On Tuesday BBC-1 played its autumn comedy ace My Wife Next Door, starring John Alderton and Hannah Gordon. The first episode didn’t connect as cleanly as one had been led to expect. Alderton and Gordon play two young divorcees who accidentally take up residence next door to each other. Shades of ‘Private Lives.’ Shades too, unfortunately, of the brand of dumb-bunny domestic sit-com usually featuring lan Carmichael being wonderful about the kids while Wendy Craig learns to boil water.

Alderton is without doubt the funniest young male lead in television today, with a line in delayed takes and out-of-phase burns that makes most of the recognised comedians look clumsy. Hannah Gordon has been terrific in good plays and good in a rotten series — the dreadful ‘Brett,’ in which she bore up nobly as the sophisticated French mistress of the thick hero. Alderton and Gordon are well matched but the situation’s incidentals were disturbingly twee at first blush: what on earth is all this baloney about Gordon suing for divorce because of Alderton cuddling-up to his prize moose-head? It’s the sort of half-arsed dottiness they dish out in West End comedies with titles like ‘There’s A Bead Up My Nose.’

Sets were poor, the back-drops cheap, there were too many musical links and stingers, and they’d even miked the audience right next to the lady with the cough. Most of these troubles will go away, but the dialogue won’t get more edge unless somebody decides it should. Still, they’re about six episodes ahead of us: perhaps they’ve given the show some spine already.

Yorkshire’s Home James was a first-rate little back-to-the-roots documentary about James Mason hieing home to Huddersfield and leaving behind all that mad stuff like world fame and Swiss taxes. Which is as far as the ironic tone can be pushed, since Mason’s brooding dignity as a man leaves little room for doubts about his seriousness. Two hundred family businesses dominate Huddersfield, Mason said, but the rich are still integrated with the community: no absenteeism at the top, and not much alienation at the bottom.

People hang on to their money and aren’t eager to go anywhere. Four-year apprenticeships are served without a murmur, ‘Settled people,’ insisted Mason in his velvet rasp, and you saw his point: especially considering that almost everybody in town playa a musical instrument, the place looks like a day-dream by Richard Hoggart.
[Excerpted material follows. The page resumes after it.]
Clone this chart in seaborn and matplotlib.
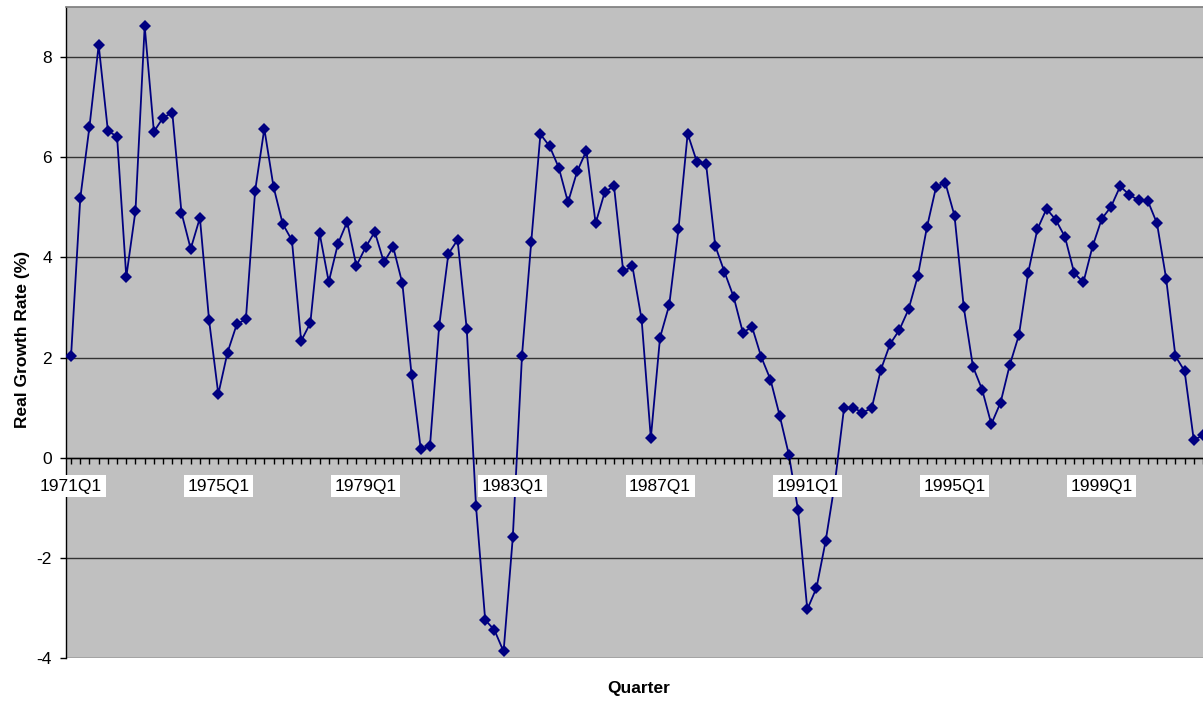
import matplotlib
matplotlib.use("Agg")
import matplotlib.pyplot as plt
import seaborn as sns
import pandas as pd

# Real GDP growth rate, quarterly, starting 1971Q1
growth = [
    2.03, 5.18, 6.61, 8.24, 6.53, 6.41, 3.61, 4.93, 8.62, 6.51, 6.79, 6.89,
    4.89, 4.17, 4.79, 2.74, 1.27, 2.10, 2.66, 2.77, 5.33, 6.57, 5.41, 4.67,
    4.34, 2.33, 2.69, 4.49, 3.51, 4.27, 4.71, 3.83, 4.20, 4.51, 3.90, 4.21,
    3.48, 1.66, 0.17, 0.23, 2.63, 4.07, 4.35, 2.56, -0.96, -3.24, -3.44, -3.87,
    -1.59, 2.04, 4.30, 6.46, 6.22, 5.79, 5.10, 5.72, 6.13, 4.68, 5.31, 5.42,
    3.72, 3.82, 2.76, 0.39, 2.40, 3.05, 4.56, 6.47, 5.91, 5.87, 4.23, 3.71,
    3.21, 2.50, 2.61, 2.01, 1.56, 0.84, 0.06, -1.05, -3.03, -2.60, -1.66, -0.50,
    1.00, 1.00, 0.90, 0.99, 1.76, 2.27, 2.55, 2.96, 3.62, 4.60, 5.41, 5.49,
    4.83, 3.01, 1.82, 1.36, 0.67, 1.10, 1.85, 2.45, 3.69, 4.56, 4.97, 4.75,
    4.41, 3.69, 3.50, 4.22, 4.77, 5.01, 5.42, 5.25, 5.14, 5.13, 4.68, 3.57,
    2.03, 1.73, 0.35, 0.45,
]
quarters = [f"{1971 + i // 4}Q{i % 4 + 1}" for i in range(len(growth))]
tick_labels = ["1971Q1", "1975Q1", "1979Q1", "1983Q1", "1987Q1", "1991Q1", "1995Q1", "1999Q1"]
y_ticks = [-4, -2, 0, 2, 4, 6, 8]

df = pd.DataFrame({"quarter": quarters, "growth": growth})
df["pos"] = range(len(df))

sns.set_theme(style="white")
plt.rcParams["font.family"] = ["Liberation Sans", "DejaVu Sans"]
plt.rcParams["axes.unicode_minus"] = False
plt.rcParams["text.color"] = "black"
plt.rcParams["axes.labelcolor"] = "black"
plt.rcParams["xtick.color"] = "black"
plt.rcParams["ytick.color"] = "black"

fig = plt.figure(figsize=(12.03, 7.02), dpi=100)
ax = fig.add_axes([66 / 1203, 44 / 702, 1137 / 1203, 651 / 702])
ax.set_facecolor("#C0C0C0")

sns.lineplot(data=df, x="pos", y="growth", ax=ax, color="#000080", linewidth=1.3,
             marker="D", markersize=6, markeredgewidth=0, zorder=3)

ax.set_xlim(-0.55, 122.64)
ax.set_ylim(-4, 9)

# horizontal gridlines
ax.set_yticks(y_ticks)
ax.yaxis.grid(True, color="#333333", linewidth=1)
ax.set_axisbelow(True)

# category axis drawn at zero, tick every quarter; labels sit on top of the line
label_pos = [quarters.index(t) for t in tick_labels]
ax.set_xticks(label_pos)
ax.set_xticklabels(tick_labels)
ax.set_xticks(range(len(growth)), minor=True)
ax.xaxis.set_zorder(4)
ax.spines["bottom"].set_position(("data", 0))
ax.spines["bottom"].set_color("black")
ax.spines["bottom"].set_linewidth(1)
ax.spines["left"].set_color("black")
ax.spines["left"].set_linewidth(1)
ax.spines["top"].set_color("#808080")
ax.spines["right"].set_visible(False)

ax.tick_params(axis="x", which="both", direction="out", length=4, width=1,
               color="black", bottom=True)
ax.tick_params(axis="x", which="major", pad=11, labelsize=12.5, labelcolor="black")
ax.tick_params(axis="y", which="major", direction="out", length=4, width=1,
               color="black", left=True, pad=6, labelsize=12.5, labelcolor="black")
for lab in ax.get_xticklabels():
    lab.set_bbox(dict(facecolor="white", edgecolor="none", pad=2.5))

ax.set_xlabel("Quarter", fontsize=12.5, fontweight="bold", color="black")
ax.set_ylabel("Real Growth Rate (%)", fontsize=12.5, fontweight="bold", color="black")
ax.xaxis.set_label_coords(0.504, -0.035)
ax.yaxis.set_label_coords(-0.032, 0.49)

fig.savefig("out.png", dpi=100, facecolor="white")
Nevertheless, subversive thoughts niggle. Do the same untroubled attitudes as go with the wool trade come out of David Brown’s engineering works, nowadays the bigger employer? Those production lines don’t look as friendly as the looms. And how does Mason enjoy the conversation of the rich at that permanent party moving from house to house? Hard not to wonder. A good programme, though, and the photography, by the redoubtable Mostafa Hammuri, was faultless — the city looked as beautiful as the hills.

Suddenly last summary: Line-up featured a retired madam called Xaviera Hollander, who gave Michael Dean a detailed and strictly shameless rundown about her horizontal rise to fame, and, oddly, came over as the most pampered-looking up-market dolly-bird of the week. More angular was the interesting Jenny Fabian on Film ’72, declaring her adoration of sex and dope. Both girlies might have been brought into existence specifically to plague Lord Longford, who was himself electronically in evidence on a massive scale, showing — especially on Midweek — a notable incapacity to put up with contradiction, interruption, or indeed anything less than total corroboration abjectly offered. His credentials as an expert on humility seem to me diaphanous. On Controversy (BBC-2) Professor Richard Scorer said Concorde wouldn’t hurt the ozone. Some ozone experts said it would. Impasse.